5. Action needs to start right now
While it would be nice to know the exact year when peak oil hits, it is ultimately not that important. What is important to realize is that the peak is inevitable and will likely occur in many of our lifetimes. We might be lucky and have a good bit of time to deal with it as the optimists claim (CERA claims a peak sometime in the 2030's though they introduce a caveat that predicting beyond 2020 is difficult). However, even if you accept this optimistic scenario, there is not a lot of leeway between 2006 and 2020 or 2030 if it takes 20 years to get ready. In addition, there are also some very real and quite grave concerns about global warming. A move towards an affordable and environmentally sound energy infrastructure and transportation network is long past due.
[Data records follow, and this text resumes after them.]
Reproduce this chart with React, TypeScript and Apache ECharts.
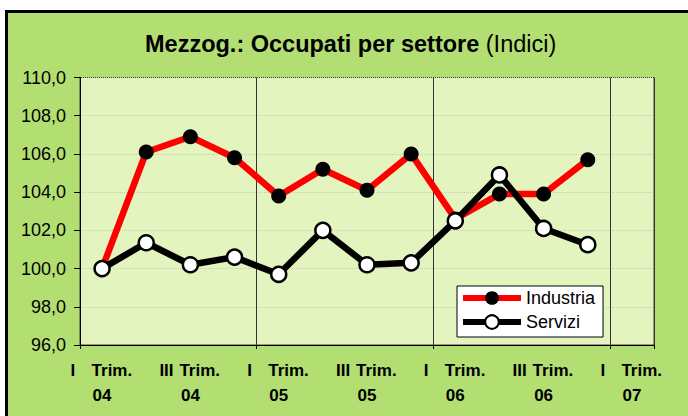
import React, { useEffect, useRef } from "react";
import * as echarts from "echarts";

const categories = [
  "I Trim. 04", "II Trim. 04", "III Trim. 04", "IV Trim. 04",
  "I Trim. 05", "II Trim. 05", "III Trim. 05", "IV Trim. 05",
  "I Trim. 06", "II Trim. 06", "III Trim. 06", "IV Trim. 06",
  "I Trim. 07",
];
const industria = [100.0, 106.1, 106.9, 105.8, 103.8, 105.2, 104.1, 106.0, 102.6, 103.9, 103.9, 105.7, null];
const servizi = [100.0, 101.35, 100.2, 100.6, 99.7, 102.0, 100.2, 100.3, 102.5, 104.9, 102.1, 101.25, null];
const yMin = 96;
const yMax = 110;
const yStep = 2;

const FONT = "'Liberation Sans', Arial, sans-serif";

export default function App() {
  const ref = useRef<HTMLDivElement>(null);
  useEffect(() => {
    if (!ref.current) return;
    const chart = echarts.init(ref.current, undefined, { renderer: "svg" });
    chart.setOption({
      animation: false,
      backgroundColor: "#ffffff",
      graphic: [
        {
          type: "rect",
          z: -10,
          silent: true,
          shape: { x: 6.5, y: 11.5, width: 700, height: 420 },
          style: { fill: "#B3DF72", stroke: "#000", lineWidth: 3 },
        },
      ],
      title: {
        text: "{b|Mezzog.: Occupati per settore }{n|(Indici)}",
        left: 140,
        top: 27,
        textStyle: {
          rich: {
            b: { fontFamily: FONT, fontSize: 23.5, fontWeight: "bold", color: "#000" },
            n: { fontFamily: FONT, fontSize: 23.5, fontWeight: "normal", color: "#000" },
          },
        },
      },
      legend: {
        orient: "vertical",
        left: 457,
        top: 286,
        backgroundColor: "#ffffff",
        borderColor: "#000",
        borderWidth: 1,
        borderRadius: 0,
        padding: [3, 8, 6, 3],
        itemWidth: 58,
        itemHeight: 17,
        itemGap: 6,
        lineStyle: { width: 6 },
        textStyle: { fontFamily: FONT, fontSize: 18, color: "#000" },
        data: ["Industria", "Servizi"],
      },
      grid: {
        left: 80,
        right: 34,
        top: 77.5,
        bottom: 71,
        show: true,
        backgroundColor: "#E4F4BE",
        borderColor: "#404040",
        borderWidth: 1,
      },
      xAxis: {
        type: "category",
        data: categories,
        boundaryGap: true,
        axisLine: { show: true, lineStyle: { color: "#000", width: 1 } },
        axisTick: { show: true, interval: 3, length: 4, lineStyle: { color: "#000" } },
        splitLine: { show: true, interval: 3, lineStyle: { color: "#333", width: 1 } },
        axisLabel: {
          interval: 1,
          margin: 13,
          lineHeight: 25,
          formatter: (v: string) => {
            const parts = v.split(" ");
            const roman = parts[0];
            const year = parts[2];
            const rs = roman === "I" ? "i1" : "i3";
            return `{${rs}|${roman}}{t|${parts[1]}}\n{y|${year}}`;
          },
          rich: {
            i1: { fontFamily: FONT, fontSize: 17, fontWeight: "bold", color: "#000", width: 21, align: "left", lineHeight: 25 },
            i3: { fontFamily: FONT, fontSize: 17, fontWeight: "bold", color: "#000", width: 20, align: "left", lineHeight: 25 },
            t: { fontFamily: FONT, fontSize: 17, fontWeight: "bold", color: "#000", width: 42, align: "left", lineHeight: 25 },
            y: { fontFamily: FONT, fontSize: 17, fontWeight: "bold", color: "#000", lineHeight: 25 },
          },
        },
      },
      yAxis: {
        type: "value",
        min: yMin,
        max: yMax,
        interval: yStep,
        axisLine: { show: true, lineStyle: { color: "#000", width: 1 } },
        axisTick: { show: true, length: 6, lineStyle: { color: "#000" } },
        splitLine: { show: true, lineStyle: { color: "#C8CCB8", type: "dotted", width: 1 } },
        axisLabel: {
          margin: 14,
          fontFamily: FONT,
          fontSize: 18,
          color: "#000",
          formatter: (v: number) => v.toFixed(1).replace(".", ","),
        },
      },
      series: [
        {
          name: "Industria",
          type: "line",
          data: industria,
          symbol: "circle",
          symbolSize: 15,
          lineStyle: { color: "#FF0000", width: 6.5 },
          itemStyle: { color: "#000", borderWidth: 0 },
        },
        {
          name: "Servizi",
          type: "line",
          data: servizi,
          symbol: "circle",
          symbolSize: 15,
          lineStyle: { color: "#000", width: 6.5 },
          itemStyle: { color: "#fff", borderColor: "#000", borderWidth: 2.5 },
        },
      ],
    });
    return () => chart.dispose();
  }, []);
  return (
    <div
      ref={ref}
      style={{ position: "absolute", left: 0, top: 0, width: 688, height: 416 }}
    />
  );
}
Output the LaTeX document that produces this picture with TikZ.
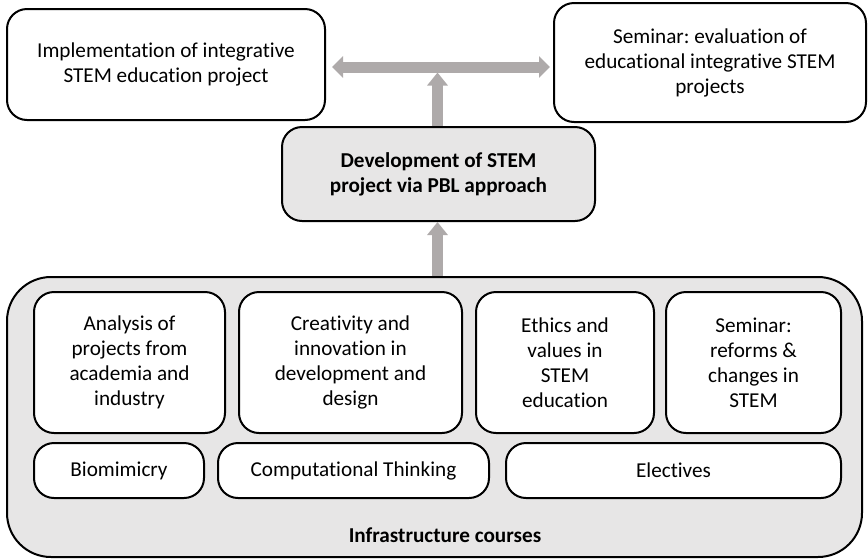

One of the questions, of course, is how do we get there.
Some will argue at this point that the market will make all of the necessary adjustments. I must respectfully disagree for two reasons. Markets depend on accurate information to make their decisions. Right now, there is a problem of transparency in the oil markets regarding true oil reserves. This poses a problem for the markets to adequately price oil to reflect the true nature of its scarcity. This point is further reinforced by the observation that oil and gas supplies have peaked in various countries with little or no warning. Given this information problem, I am concerned that the markets won't work as well as we would like to prepare for the problem. Second, investors are interested in profits and want to avoid highly risky situations unless there is a high return on their investment. Consequently, investors may not choose to act to invest in say costly alternative fuel plants until it becomes clear that they are going to make money on them. By that time, the ramping up of alternative fuel may be too little too late to do much good.